Viola currently lives in South Carolina, near Hilton Head, and prior to that he lived in Florida for five years. He is employed in university housing at the University of South Carolina-Buford. He has been there for more than five years after attending graduate school in Florida. He did his undergraduate work at Albright College.
Viola wrestled in the categories from 130-152 pounds during his scholastic career.
“We hope that (banner) will fill up,” said Viola of the 100-victory club. “It is pretty exciting to get the new banner.”
Viola also recalled that special day from yesteryear.
“It was my birthday so it was a great day all-around,” said Viola. “At Glen Mills, they go crazy there. The energuy there, it was a lot fun.”
Viola, who will turn 30 in January, said it was great to see Barron, his former head coach whom he had not seen in some five to seven years. Viola said he has seen former middle school coach Hank Coyne more recently.
“I loosely stay involved with wrestling,” said Viola. “I had good intentions so it is very nice to be here. There are a few former state place winners in South Carolina at our school so I try to catch some matches.”
Wade achieved a career record of 114-30 as a four-year varsity starter from 1997-2001 at Phoenixville. He continued his wrestling career at Kutztown University. He became an NCAA national qualifier in 2003-04 and then again in 2006.
Wade was also a two-time state qualifier and a three-time regional medalist. A three-time district champion, he earned a District 1 South championship in 2001. A three-time sectional medalist, Wade also became a Section IV champion in 2001.
Cenci registered a career record of 104-36. He became a four-time regional qualifier as well as a four-time district medalist. He won a sectional title his senior year and became a two-time sectional runner-up.
Currently, Cenci is a sophomore at Penn State University, where he is carrying a 3.8 grade point average. Although he is not wrestling at Penn State, Cenci still follows the Nittany Lions’ storied Division I wrestling program.
“I follow it a little bit,” he said. “I didn’t get season tickets this year. I go to some matches but not all of them.”

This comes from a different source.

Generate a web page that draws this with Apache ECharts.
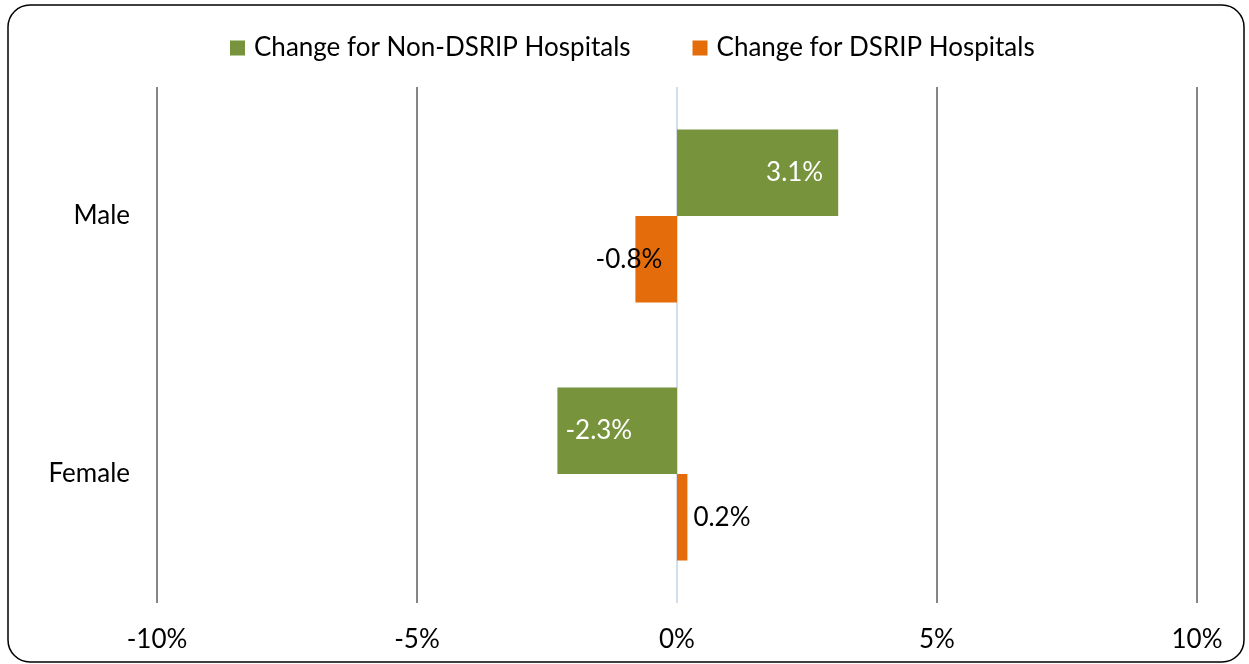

Cenci said the sectional championship is his greatest memory of Phantom wrestling besides the 100-plus victories.
“I came home with the bracket sheet,” said Cenci. “That is one of my most favorite memories.”
The former Phantoms were all impressed with the new Phoenixville Area School District gymnasium that is housing middle school students. The new school has first-rate facilities that includes a wrestling room for practice sessions.
“It is beautiful,” said Cenci. “I was at the gym during the summer. Mr. Youngblood gave me a tour. The wrestlers have their own room. It is very beneficial for them.”
Cenci wrestled for former head coach John Tornetta during his freshman year and then for Saville the last three with Youngblood breaking in at Phoenixville as an assistant coach.
Former Phoenixville Junior High head coach Frank Giffi, who became the Phantoms’ head coach when Moore retired in 1982, was also in attendance along with Barron, Tornetta and Saville.